Aos poucos, as notícias da epidemia caem pelas tabelas. São substituídas pelo conta-gotas dos vazamentos do "caso Moro", pelas ameaças semanais de golpe presidencial e pelas evidências diárias de tutela militar. Sim, tutela, pois os generais soltam comunicados em que pressupõem seu poder moderador e afirmam em público e oficialmente o que entendem ser a justa medida das relações entre Executivo, Legislativo e Judiciário.

Parece até que a epidemia se tornou uma rotina inevitável de morte e destruição econômica. Foi para escanteio o debate das medidas extras para atenuar a crise. Foi para a lateral a conversa sobre a necessidade de mais UTIs, ventiladores, testes.

A economia afunda? Quanto? Não se sabe bem, e pouca gente parece querer saber. Em março, a produção da indústria caiu mais de 9% ante fevereiro. A estimativa média era de queda de uns 4%. Parece faltar informação sobre o tamanho da desgraça e, portanto, medida razoável da reação necessária para atenuá-la.

Abril deve ter sido pior na indústria, pois foi um mês inteiro de paradão da pandemia. Projeção preliminar de economistas do Bradesco indica uma baixa de outros 6%, sobre março. Despiora? Ressalte-se: é queda sobre queda, cava-se dentro de um buraco.
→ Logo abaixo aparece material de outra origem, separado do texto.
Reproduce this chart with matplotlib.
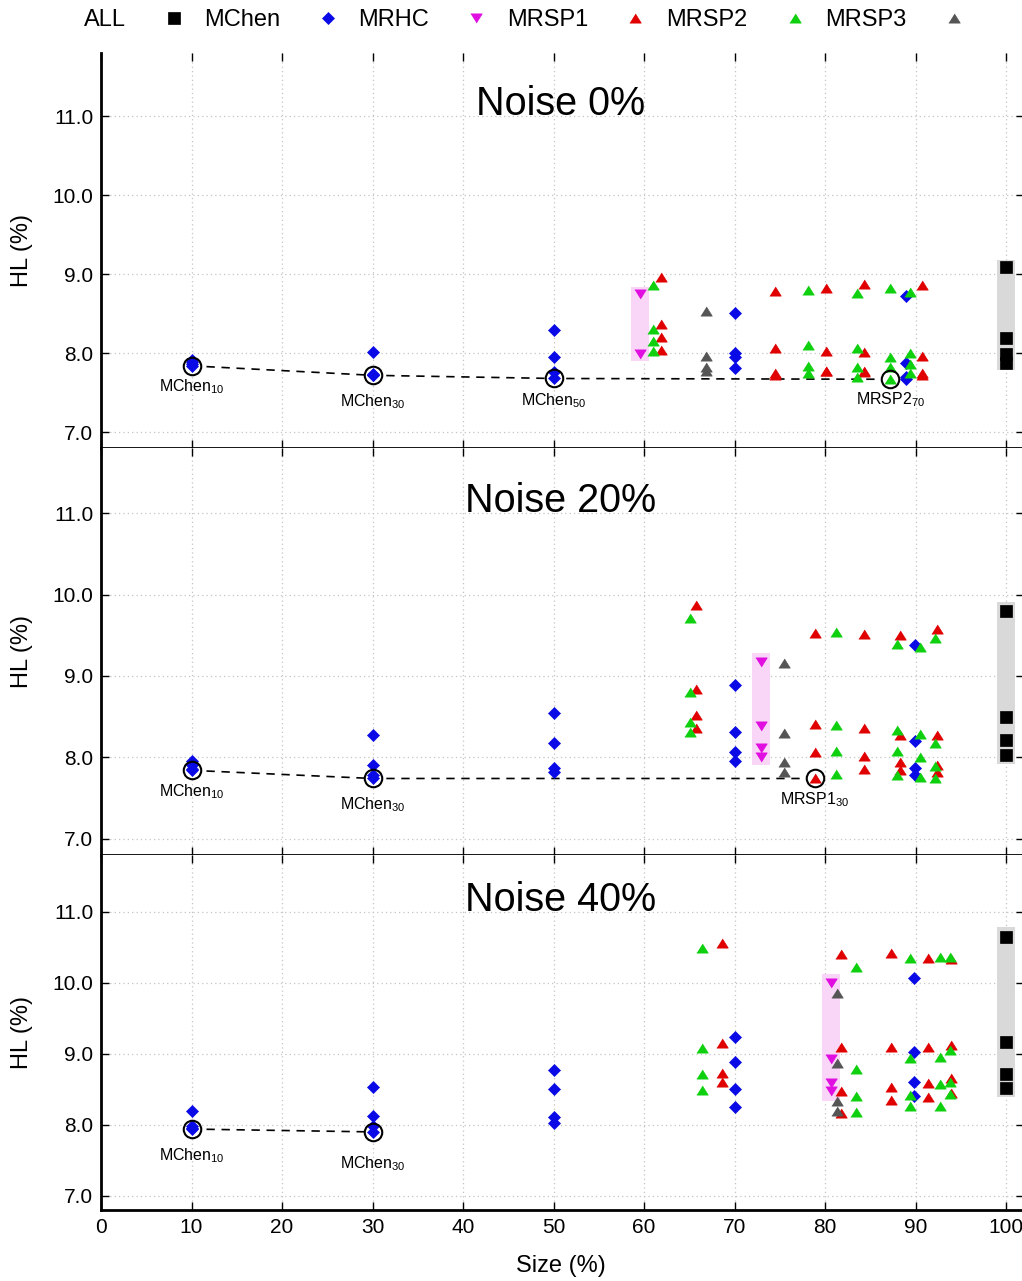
import matplotlib
matplotlib.use("Agg")
import matplotlib.pyplot as plt
from matplotlib.lines import Line2D
from matplotlib.patches import Rectangle
from matplotlib.ticker import FormatStrFormatter

plt.rcParams['font.family'] = ['Liberation Sans', 'DejaVu Sans']
plt.rcParams['mathtext.fontset'] = 'custom'
plt.rcParams['mathtext.rm'] = 'Liberation Sans'
plt.rcParams['mathtext.it'] = 'Liberation Sans:italic'
plt.rcParams['mathtext.bf'] = 'Liberation Sans:bold'

# ---------------- data ----------------
noise_titles = ["Noise 0%", "Noise 20%", "Noise 40%"]
series_names = ["ALL", "MChen", "MRHC", "MRSP1", "MRSP2", "MRSP3"]
x_ticks = [0, 10, 20, 30, 40, 50, 60, 70, 80, 90, 100]
y_ticks = [7.0, 8.0, 9.0, 10.0, 11.0]

# ALL (size 100%)
all_size = [100, 100, 100]
all_hl = [[9.09, 8.19, 7.99, 7.88],
          [9.80, 8.50, 8.21, 8.03],
          [10.65, 9.17, 8.71, 8.52]]

# MChen
mchen_size = [[10, 30, 50, 70, 88.9],
              [10, 30, 50, 70, 89.9],
              [10, 30, 50, 70, 89.8]]
mchen_hl = [[[7.92, 7.89, 7.86, 7.84], [8.01, 7.74, 7.73, 7.72], [8.29, 7.95, 7.76, 7.68],
             [8.51, 8.00, 7.95, 7.81], [8.73, 7.87, 7.70, 7.67]],
            [[7.95, 7.91, 7.86, 7.84], [8.27, 7.91, 7.78, 7.74], [8.55, 8.18, 7.87, 7.82],
             [8.89, 8.31, 8.06, 7.95], [9.38, 8.20, 7.87, 7.78]],
            [[8.19, 7.99, 7.96, 7.94], [8.53, 8.13, 7.99, 7.90], [8.77, 8.51, 8.11, 8.03],
             [9.24, 8.88, 8.51, 8.25], [10.07, 9.03, 8.60, 8.40]]]

# MRHC
mrhc_size = [59.56, 72.95, 80.70]
mrhc_hl = [[8.75, 7.99],
           [9.17, 8.39, 8.12, 8.01],
           [10.00, 8.93, 8.59, 8.47]]

# MRSP1
mrsp1_size = [[61.85, 74.46, 80.11, 84.35, 90.74],
              [65.72, 78.89, 84.28, 88.30, 92.36],
              [68.60, 81.73, 87.27, 91.40, 93.87]]
mrsp1_hl = [[[8.97, 8.37, 8.21, 8.04], [8.79, 8.07, 7.75, 7.72], [8.82, 8.03, 7.78, 7.77],
             [8.88, 8.02, 7.78, 7.76], [8.86, 7.97, 7.75, 7.73]],
            [[9.87, 8.84, 8.52, 8.36], [9.53, 8.41, 8.06, 7.74], [9.52, 8.36, 8.02, 7.86],
             [9.50, 8.27, 7.94, 7.84], [9.58, 8.28, 7.91, 7.82]],
            [[10.56, 9.15, 8.73, 8.60], [10.40, 9.09, 8.48, 8.17], [10.42, 9.10, 8.53, 8.35],
             [10.35, 9.10, 8.59, 8.39], [10.33, 9.13, 8.66, 8.45]]]

# MRSP2
mrsp2_size = [[61.03, 78.08, 83.54, 87.23, 89.34],
              [65.09, 81.22, 87.93, 90.52, 92.18],
              [66.42, 83.47, 89.37, 92.69, 93.80]]
mrsp2_hl = [[[8.86, 8.30, 8.15, 8.03], [8.80, 8.11, 7.84, 7.75], [8.76, 8.06, 7.82, 7.70],
             [8.82, 7.95, 7.82, 7.67], [8.78, 8.00, 7.86, 7.75]],
            [[9.71, 8.80, 8.43, 8.31], [9.54, 8.40, 8.08, 7.80], [9.39, 8.33, 8.08, 7.78],
             [9.36, 8.29, 8.00, 7.76], [9.47, 8.18, 7.89, 7.74]],
            [[10.49, 9.08, 8.72, 8.49], [10.22, 8.79, 8.41, 8.18], [10.35, 8.94, 8.42, 8.27],
             [10.37, 8.95, 8.57, 8.27], [10.37, 9.06, 8.60, 8.44]]]

# MRSP3
mrsp3_size = [66.83, 75.50, 81.37]
mrsp3_hl = [[8.54, 7.97, 7.82, 7.78],
            [9.16, 8.30, 7.94, 7.82],
            [9.86, 8.87, 8.33, 8.19]]

# Pareto front (circled, connected)
pareto_size = [[10, 30, 50, 87.23], [10, 30, 78.89], [10, 30]]
pareto_hl = [[7.84, 7.72, 7.68, 7.67], [7.84, 7.74, 7.74], [7.94, 7.90]]
pareto_names = [["MChen", "MChen", "MChen", "MRSP2"], ["MChen", "MChen", "MRSP1"], ["MChen", "MChen"]]
pareto_subs = [["10", "30", "50", "70"], ["10", "30", "30"], ["10", "30"]]

# ---------------- style ----------------
W, H = 1022, 1281
DPI = 100
PX = 72.0 / DPI  # points per pixel
colors = {"ALL": "#000000", "MChen": "#0a0ae6", "MRHC": "#e00ee0",
          "MRSP1": "#e00000", "MRSP2": "#0fd00f", "MRSP3": "#555555"}
tri_up = [(-1, -0.8), (1, -0.8), (0, 0.8)]
tri_dn = [(-1, 0.8), (1, 0.8), (0, -0.8)]
markers = {"ALL": ("s", 12 * PX), "MChen": ("D", 8.0 * PX), "MRHC": (tri_dn, 11.5 * PX),
           "MRSP1": (tri_up, 11.5 * PX), "MRSP2": (tri_up, 11.5 * PX), "MRSP3": (tri_up, 11.5 * PX)}
panel_px = [(53, 448), (448, 855), (855, 1210)]
rect_pad = [0.09, 0.11, 0.13]
label_drop_px = [[11, 17, 13, 11], [12, 17, 12], [17, 22]]
x_left_px, x_per_unit = 101, 9.05
xlim = (0, 102)
ylim = (6.8, 11.8)


def expand(sizes, hls):
    xs, ys = [], []
    for s, vals in zip(sizes, hls):
        for v in vals:
            xs.append(s)
            ys.append(v)
    return xs, ys


fig = plt.figure(figsize=(W / DPI, H / DPI), dpi=DPI)
axes = []
for i, (top, bot) in enumerate(panel_px):
    ax = fig.add_axes([x_left_px / W, 1 - bot / H,
                       (xlim[1] - xlim[0]) * x_per_unit / W, (bot - top) / H])
    axes.append(ax)
    ax.set_xlim(*xlim)
    ax.set_ylim(*ylim)
    ax.set_xticks(x_ticks)
    ax.set_yticks(y_ticks)
    ax.yaxis.set_major_formatter(FormatStrFormatter('%.1f'))
    ax.grid(True, color='#c4c4c4', linestyle=(0, (1, 2.5)), linewidth=0.9)
    ax.set_axisbelow(True)
    ax.tick_params(direction='in', length=6, width=1.0, top=True, right=True,
                   labelsize=15, pad=5.5, labelbottom=(i == 2))
    for s in ['top', 'right']:
        ax.spines[s].set_visible(False)
    for s in ['left', 'bottom']:
        ax.spines[s].set_linewidth(2)
    ax.text(-0.0856, 0.5, "HL (%)", transform=ax.transAxes, rotation=90,
            ha='center', va='center', fontsize=17)
    ax.text(0.498, 0.842, noise_titles[i], transform=ax.transAxes,
            ha='center', va='baseline', fontsize=28.5)

    # range rectangles
    a_vals = all_hl[i]
    ax.add_patch(Rectangle((all_size[i] - 1, min(a_vals) - rect_pad[i]), 2,
                           max(a_vals) - min(a_vals) + 2 * rect_pad[i],
                           facecolor='#d9d9d9', edgecolor='none', zorder=1.5))
    m_vals = mrhc_hl[i]
    ax.add_patch(Rectangle((mrhc_size[i] - 1, min(m_vals) - rect_pad[i]), 2,
                           max(m_vals) - min(m_vals) + 2 * rect_pad[i],
                           facecolor='#f9d6f7', edgecolor='none', zorder=1.5))

    # pareto dashed line and white circle bodies
    ax.plot(pareto_size[i], pareto_hl[i], color='black', linestyle=(0, (5, 4)),
            linewidth=1.2, zorder=2)
    ax.plot(pareto_size[i], pareto_hl[i], linestyle='none', marker='o',
            markersize=17.5 * PX, markerfacecolor='white', markeredgecolor='none', zorder=2.5)

    data = {
        "ALL": ([all_size[i]] * len(all_hl[i]), all_hl[i]),
        "MChen": expand(mchen_size[i], mchen_hl[i]),
        "MRHC": ([mrhc_size[i]] * len(mrhc_hl[i]), mrhc_hl[i]),
        "MRSP1": expand(mrsp1_size[i], mrsp1_hl[i]),
        "MRSP2": expand(mrsp2_size[i], mrsp2_hl[i]),
        "MRSP3": ([mrsp3_size[i]] * len(mrsp3_hl[i]), mrsp3_hl[i]),
    }
    for k, name in enumerate(series_names):
        xs, ys = data[name]
        mk, ms = markers[name]
        ax.plot(xs, ys, linestyle='none', marker=mk, markersize=ms,
                color=colors[name], markeredgecolor=colors[name],
                markeredgewidth=0.5, zorder=3 + k * 0.1)

    # circle outlines and labels
    ax.plot(pareto_size[i], pareto_hl[i], linestyle='none', marker='o',
            markersize=17.5 * PX, markerfacecolor='none', markeredgecolor='black',
            markeredgewidth=1.5, zorder=5)
    for j, (sx, sy) in enumerate(zip(pareto_size[i], pareto_hl[i])):
        ax.annotate(pareto_names[i][j] + r"$_{" + pareto_subs[i][j] + "}$",
                    xy=(sx, sy), xytext=(0, -label_drop_px[i][j] * PX),
                    textcoords='offset points', ha='center', va='top', fontsize=11.5)

fig.text(561 / W, 1 - 1266 / H, "Size (%)", ha='center', va='center', fontsize=17)

handles = []
for name in series_names:
    mk, ms = markers[name]
    handles.append(Line2D([], [], linestyle='none', marker=mk, markersize=ms,
                          color=colors[name], markeredgecolor=colors[name],
                          markeredgewidth=0.5))
fig.legend(handles, series_names, loc='center', bbox_to_anchor=(525 / W, 1 - 20 / H),
           ncol=6, frameon=False, markerfirst=False, fontsize=17,
           handlelength=1.0, handletextpad=1.5, columnspacing=0.8)

fig.savefig("out.png", dpi=DPI)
Os serviços são um setor muito maior na economia; pode ser que uma despiora salve abril de um desastre geral maior. Mas não sabemos.

Os economistas do departamento de pesquisa macroeconômica do Bradesco também fizeram um primeiro exercício sobre o que pode ser a queda da renda em meses de epidemia. Isto é, o que dá a soma dos rendimentos totais do trabalho, dos benefícios sociais habituais e os benefícios sociais específicos para os tempos de epidemia?

No exercício, é considerada a massa mensal dos rendimentos do trabalho (soma de todos os "salários"). Supõe-se que o rendimento médio dos trabalhadores formais caia 25%; o dos informais, 50%. Haverá compensação parcial dessa perda, com seguro-desemprego extra e o auxílio emergencial para os informais. Os benefícios sociais rotineiros continuam na mesma.

A perda total de massa de rendimentos seria então de pouco mais de 8% por mês, neste exercício ainda muito preliminar e pouco balizado por dados reais de salários, que tão cedo não vão existir, aliás. Caso essa situação se estendesse para o ano todo, o consumo das famílias cairia quase 6%. O PIB, mais de 6%.

Não é o cenário desses economistas, que ora preveem queda de 4%, pois imagina-se alguma recuperação na segunda metade do ano.

A gente só pode imaginar, porém. O ritmo da economia depende também do ritmo da epidemia, com ou sem isolamento social. Faz mais de dez dias que há dúvidas sobre o ritmo do espalhamento da doença e suas mortes. Não sabemos desde fins de abril se o ritmo da doença parou de fato de desacelerar (se a taxa de crescimento de mortes está caindo).

Caso a epidemia não desacelere de modo relevante, medidas de isolamento e o medo recessivo da doença vão durar por mais tempo: mais mortes por mais tempo, mais meses desespero nos hospitais, mais medo nas ruas e nos negócios, mais dificuldade de retomada de alguma vida normal. Mais do que a pior da história conhecida, a recessão seria convulsiva.

Como se diz faz dois meses, a desaceleração da epidemia depende de isolamento e outras políticas de contenção do espraiamento da doença, para qual não há plano do governo federal, que sabota de resto as medidas regionais e locais mais sensatas. Pouca gente ainda parece ligar.